Robbinsville, New Jersey, United States
Job Type: Full-Time
Apping Technology is an innovative technology company specializing in AI-driven solutions, ERP systems, and cloud-based SaaS platforms. We focus on delivering scalable, high-performance applications with a strong emphasis on security, automation, and reliability.
Job Overview
As a Site Reliability Engineer (SRE) at Apping Technology, you will be responsible for designing, building, and maintaining scalable infrastructure, ensuring system reliability, automating workflows, and improving incident response. You will work closely with development, operations, and security teams to enhance our cloud-based services and ensure seamless performance.
Key Responsibilities
Reliability & Performance
- Design, implement, and manage highly available and scalable infrastructure in cloud environments (AWS/Azure/DigitalOcean).
- Monitor system performance, identify bottlenecks, and optimize for speed, resilience, and cost-efficiency.
- Establish SLAs, SLOs, and error budgets to balance reliability and feature development.
Automation & Infrastructure as Code (IaC)
- Develop and maintain IaC using Terraform, Ansible, or equivalent tools.
- Automate deployment processes with CI/CD pipelines (GitHub Actions, GitLab CI/CD, Jenkins).
- Implement auto-scaling, failover mechanisms, and automated recovery strategies.
Incident Management & Monitoring
- Set up observability tools (Prometheus, Grafana, New Relic, Datadog, ELK stack) for proactive monitoring.
- Handle incident response, root cause analysis (RCA), and post-mortem processes.
- Ensure log management and monitoring solutions are in place for system health tracking.
Security & Compliance
- Implement cloud security best practices (IAM, firewalls, encryption, vulnerability management).
- Ensure compliance with industry standards like ISO 27001, SOC 2, GDPR.
- Conduct periodic security audits and penetration testing.
Database & Infrastructure Management
- Optimize and manage PostgreSQL, MySQL, and NoSQL databases for performance and availability.
- Ensure regular backups, failover mechanisms, and disaster recovery plans.
- Scale database solutions to meet business needs.
Collaboration & DevOps Culture
- Work closely with development teams to integrate reliability into the software development lifecycle.
- Enable developers to adopt DevOps best practices through self-service infrastructure and automation.
- Provide training and documentation for incident response and best practices.
Qualifications & Skills
Must-Have:
- 3+ years of experience in Site Reliability Engineering (SRE), DevOps, or Cloud Engineering.
- Strong experience with AWS, Azure, or DigitalOcean (EC2, RDS, S3, IAM, Kubernetes, etc.).

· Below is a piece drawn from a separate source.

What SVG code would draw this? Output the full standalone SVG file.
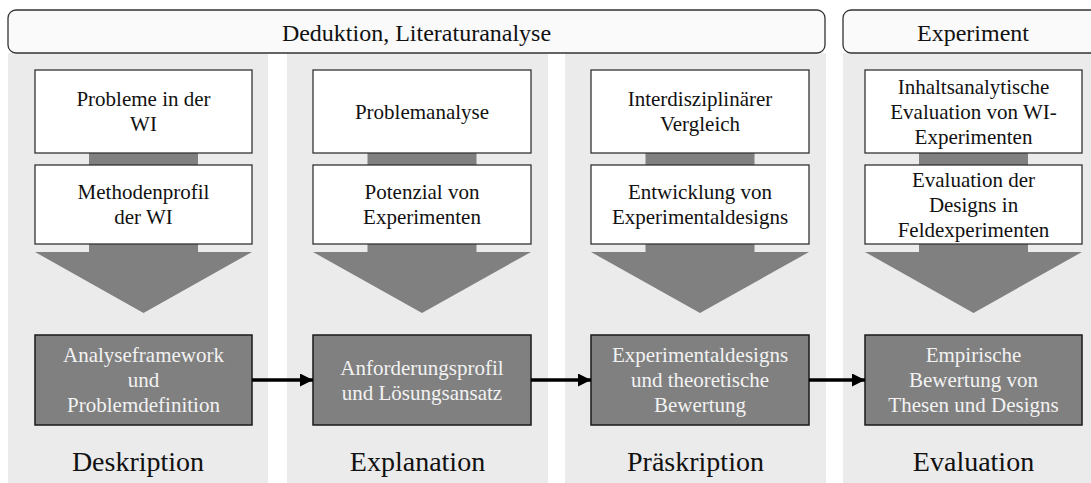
<svg xmlns="http://www.w3.org/2000/svg" width="1091" height="483" viewBox="0 0 1091 483">
<style>
.col{fill:#ebebeb}
.ban{fill:#fafafa;stroke:#333;stroke-width:1.3}
.wb{fill:#fff;stroke:#333;stroke-width:1.3}
.db{fill:#808080;stroke:#1a1a1a;stroke-width:1.5}
.ga{fill:#808080}
.t{font-family:"Liberation Serif","Times New Roman",serif;font-size:21px;fill:#111;text-anchor:middle}
.tw{font-family:"Liberation Serif","Times New Roman",serif;font-size:21px;fill:#f2f2f2;text-anchor:middle}
.tb{font-family:"Liberation Serif","Times New Roman",serif;font-size:24px;fill:#111;text-anchor:middle}
.tl{font-family:"Liberation Serif","Times New Roman",serif;font-size:28px;fill:#111;text-anchor:middle}
.con{stroke:#000;stroke-width:3.5;fill:none}
</style>
<defs>
<marker id="ah" markerWidth="13" markerHeight="13" refX="13" refY="6.5" orient="auto" markerUnits="userSpaceOnUse">
<path d="M0,0 L13,6.5 L0,13 Z" fill="#000"/>
</marker>
</defs>
<g id="columns">
<rect class="col" x="8" y="53" width="260" height="430"/>
<rect class="col" x="287" y="53" width="261" height="430"/>
<rect class="col" x="565" y="53" width="261" height="430"/>
<rect class="col" x="843" y="53" width="261" height="430"/>
</g>
<g id="banner1">
<rect class="ban" x="8" y="10" width="817" height="43" rx="8"/>
<text class="tb" x="416.5" y="41">Deduktion, Literaturanalyse</text>
</g>
<g id="banner2">
<rect class="ban" x="843" y="10" width="260" height="43" rx="8"/>
<text class="tb" x="973" y="41">Experiment</text>
</g>
<g id="flow1">
<rect class="ga" x="89" y="153" width="109" height="12"/>
<path class="ga" d="M89,244 H198 V252 H252 L143.5,313 L35,252 H89 Z"/>
</g>
<g id="flow2">
<rect class="ga" x="367.5" y="153" width="109" height="12"/>
<path class="ga" d="M367.5,244 H476.5 V252 H531 L422,313 L313,252 H367.5 Z"/>
</g>
<g id="flow3">
<rect class="ga" x="645.5" y="153" width="109" height="12"/>
<path class="ga" d="M645.5,244 H754.5 V252 H809 L700,313 L591,252 H645.5 Z"/>
</g>
<g id="flow4">
<rect class="ga" x="919" y="153" width="109" height="12"/>
<path class="ga" d="M919,244 H1028 V252 H1082 L973.5,313 L865,252 H919 Z"/>
</g>
<g id="n1a"><rect class="wb" x="35" y="70" width="217" height="83"/>
<text class="t" x="143.5" y="106">Probleme in der</text><text class="t" x="143.5" y="131">WI</text></g>
<g id="n1b"><rect class="wb" x="35" y="165" width="217" height="79"/>
<text class="t" x="143.5" y="199">Methodenprofil</text><text class="t" x="143.5" y="224">der WI</text></g>
<g id="n1c"><rect class="db" x="35" y="335" width="217" height="90"/>
<text class="tw" x="143.5" y="362">Analyseframework</text><text class="tw" x="143.5" y="387">und</text><text class="tw" x="143.5" y="412">Problemdefinition</text></g>
<g id="n2a"><rect class="wb" x="313" y="70" width="218" height="83"/>
<text class="t" x="422" y="119">Problemanalyse</text></g>
<g id="n2b"><rect class="wb" x="313" y="165" width="218" height="79"/>
<text class="t" x="422" y="199">Potenzial von</text><text class="t" x="422" y="224">Experimenten</text></g>
<g id="n2c"><rect class="db" x="313" y="335" width="218" height="90"/>
<text class="tw" x="422" y="374.5">Anforderungsprofil</text><text class="tw" x="422" y="399.5">und Lösungsansatz</text></g>
<g id="n3a"><rect class="wb" x="591" y="70" width="218" height="83"/>
<text class="t" x="700" y="106">Interdisziplinärer</text><text class="t" x="700" y="131">Vergleich</text></g>
<g id="n3b"><rect class="wb" x="591" y="165" width="218" height="79"/>
<text class="t" x="700" y="199">Entwicklung von</text><text class="t" x="700" y="224">Experimentaldesigns</text></g>
<g id="n3c"><rect class="db" x="591" y="335" width="218" height="90"/>
<text class="tw" x="700" y="362">Experimentaldesigns</text><text class="tw" x="700" y="387">und theoretische</text><text class="tw" x="700" y="412">Bewertung</text></g>
<g id="n4a"><rect class="wb" x="865" y="70" width="217" height="83"/>
<text class="t" x="973.5" y="94">Inhaltsanalytische</text><text class="t" x="973.5" y="119">Evaluation von WI-</text><text class="t" x="973.5" y="144">Experimenten</text></g>
<g id="n4b"><rect class="wb" x="865" y="165" width="217" height="79"/>
<text class="t" x="973.5" y="187">Evaluation der</text><text class="t" x="973.5" y="212">Designs in</text><text class="t" x="973.5" y="237">Feldexperimenten</text></g>
<g id="n4c"><rect class="db" x="865" y="335" width="217" height="90"/>
<text class="tw" x="973.5" y="362">Empirische</text><text class="tw" x="973.5" y="387">Bewertung von</text><text class="tw" x="973.5" y="412">Thesen und Designs</text></g>
<g id="labels">
<text class="tl" x="138" y="471">Deskription</text>
<text class="tl" x="417.5" y="471">Explanation</text>
<text class="tl" x="695.5" y="471">Präskription</text>
<text class="tl" x="973.5" y="471">Evaluation</text>
</g>
<g id="connectors">
<line class="con" x1="252" y1="380" x2="313" y2="380" marker-end="url(#ah)"/>
<line class="con" x1="531" y1="380" x2="591" y2="380" marker-end="url(#ah)"/>
<line class="con" x1="809" y1="380" x2="865" y2="380" marker-end="url(#ah)"/>
</g>
</svg>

- Expertise in Linux administration, networking, and shell scripting.
- Hands-on experience with Docker, Kubernetes, and container orchestration.
- Proficiency in Terraform, Ansible, Helm, or other IaC tools.
- Experience with monitoring & logging tools like Prometheus, Grafana, ELK, Datadog.
- Familiarity with CI/CD pipelines and automation (GitHub Actions, GitLab CI, Jenkins).
- Strong programming skills in Python, Go, or Bash scripting.
Good to Have:
- Knowledge of serverless architectures and event-driven cloud computing.
- Experience with cloud cost optimization strategies.
- Exposure to AI/ML infrastructure in cloud environments.
- Familiarity with multi-cloud and hybrid cloud setups.
Why Join Us?
- Cutting-edge projects in AI, SaaS, and cloud computing.
- Flexible work environment (remote options available).
- Continuous learning & development opportunities.
- Competitive salary & benefits package.